— start Data shown —

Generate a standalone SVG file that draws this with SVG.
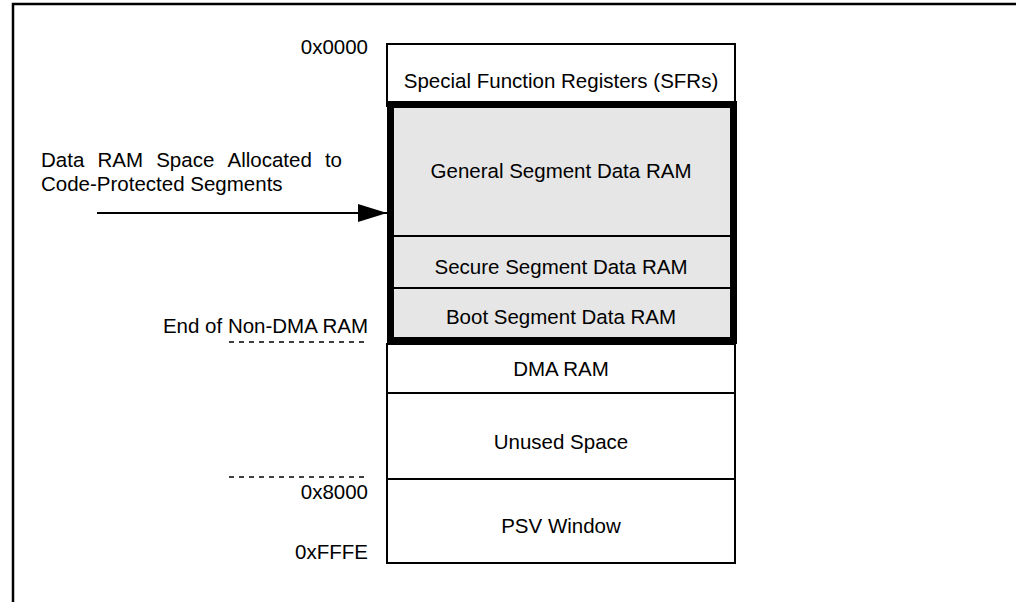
<svg xmlns="http://www.w3.org/2000/svg" width="1016" height="602" viewBox="0 0 1016 602">
<style>
text{font-family:"Liberation Sans",Arial,sans-serif;font-size:20.5px;fill:#000;dominant-baseline:central}
.c{text-anchor:middle}
.r{text-anchor:end}
.thin{fill:#fff;stroke:#000;stroke-width:2}
.dash{stroke:#000;stroke-width:1.5;stroke-dasharray:5,5;fill:none}
</style>
<defs>
<marker id="ah" markerWidth="30" markerHeight="20" refX="29" refY="9" orient="auto" markerUnits="userSpaceOnUse">
<path d="M0,0 L29,9 L0,18 Z" fill="#000"/>
</marker>
</defs>
<path d="M13,602 V4 H1016" fill="none" stroke="#000" stroke-width="2.5"/>
<g id="sfr"><rect class="thin" x="387" y="44" width="348" height="62"/><text class="c" x="561" y="80">Special Function Registers (SFRs)</text></g>
<g id="protected">
<rect x="390.5" y="104.5" width="343" height="236" fill="#e6e6e6" stroke="#000" stroke-width="7"/>
<line x1="394" y1="236" x2="730" y2="236" stroke="#000" stroke-width="2"/>
<line x1="394" y1="288" x2="730" y2="288" stroke="#000" stroke-width="2"/>
</g>
<g id="general"><text class="c" x="561" y="170">General Segment Data RAM</text></g>
<g id="secure"><text class="c" x="561" y="266">Secure Segment Data RAM</text></g>
<g id="boot"><text class="c" x="561" y="316">Boot Segment Data RAM</text></g>
<g id="dma"><rect class="thin" x="387" y="344" width="348" height="49"/><text class="c" x="561" y="368">DMA RAM</text></g>
<g id="unused"><rect class="thin" x="387" y="393" width="348" height="86"/><text class="c" x="561" y="441">Unused Space</text></g>
<g id="psv"><rect class="thin" x="387" y="479" width="348" height="84"/><text class="c" x="561" y="525">PSV Window</text></g>
<g id="labels">
<text class="r" x="368" y="46">0x0000</text>
<text y="159"><tspan x="41">Data</tspan><tspan x="97.5">RAM</tspan><tspan x="156.2">Space</tspan><tspan x="227.5">Allocated</tspan><tspan x="324.9">to</tspan></text>
<text x="41" y="183">Code-Protected Segments</text>
<text class="r" x="368" y="325">End of Non-DMA RAM</text>
<text class="r" x="368" y="491">0x8000</text>
<text class="r" x="368" y="551">0xFFFE</text>
</g>
<g id="connectors">
<line x1="97" y1="213" x2="387" y2="213" stroke="#000" stroke-width="2" marker-end="url(#ah)"/>
<line class="dash" x1="229" y1="342" x2="368" y2="342"/>
<line class="dash" x1="229" y1="477" x2="368" y2="477"/>
</g>
</svg>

— end Data shown —

> _What needs to be done_
Strip out the pictures and quote the remaining data word for word.

> _Task result_
Generate a standalone SVG file that draws this with SVG.
<svg xmlns="http://www.w3.org/2000/svg" width="1016" height="602" viewBox="0 0 1016 602">
<style>
text{font-family:"Liberation Sans",Arial,sans-serif;font-size:20.5px;fill:#000;dominant-baseline:central}
.c{text-anchor:middle}
.r{text-anchor:end}
.thin{fill:#fff;stroke:#000;stroke-width:2}
.dash{stroke:#000;stroke-width:1.5;stroke-dasharray:5,5;fill:none}
</style>
<defs>
<marker id="ah" markerWidth="30" markerHeight="20" refX="29" refY="9" orient="auto" markerUnits="userSpaceOnUse">
<path d="M0,0 L29,9 L0,18 Z" fill="#000"/>
</marker>
</defs>
<path d="M13,602 V4 H1016" fill="none" stroke="#000" stroke-width="2.5"/>
<g id="sfr"><rect class="thin" x="387" y="44" width="348" height="62"/><text class="c" x="561" y="80">Special Function Registers (SFRs)</text></g>
<g id="protected">
<rect x="390.5" y="104.5" width="343" height="236" fill="#e6e6e6" stroke="#000" stroke-width="7"/>
<line x1="394" y1="236" x2="730" y2="236" stroke="#000" stroke-width="2"/>
<line x1="394" y1="288" x2="730" y2="288" stroke="#000" stroke-width="2"/>
</g>
<g id="general"><text class="c" x="561" y="170">General Segment Data RAM</text></g>
<g id="secure"><text class="c" x="561" y="266">Secure Segment Data RAM</text></g>
<g id="boot"><text class="c" x="561" y="316">Boot Segment Data RAM</text></g>
<g id="dma"><rect class="thin" x="387" y="344" width="348" height="49"/><text class="c" x="561" y="368">DMA RAM</text></g>
<g id="unused"><rect class="thin" x="387" y="393" width="348" height="86"/><text class="c" x="561" y="441">Unused Space</text></g>
<g id="psv"><rect class="thin" x="387" y="479" width="348" height="84"/><text class="c" x="561" y="525">PSV Window</text></g>
<g id="labels">
<text class="r" x="368" y="46">0x0000</text>
<text y="159"><tspan x="41">Data</tspan><tspan x="97.5">RAM</tspan><tspan x="156.2">Space</tspan><tspan x="227.5">Allocated</tspan><tspan x="324.9">to</tspan></text>
<text x="41" y="183">Code-Protected Segments</text>
<text class="r" x="368" y="325">End of Non-DMA RAM</text>
<text class="r" x="368" y="491">0x8000</text>
<text class="r" x="368" y="551">0xFFFE</text>
</g>
<g id="connectors">
<line x1="97" y1="213" x2="387" y2="213" stroke="#000" stroke-width="2" marker-end="url(#ah)"/>
<line class="dash" x1="229" y1="342" x2="368" y2="342"/>
<line class="dash" x1="229" y1="477" x2="368" y2="477"/>
</g>
</svg>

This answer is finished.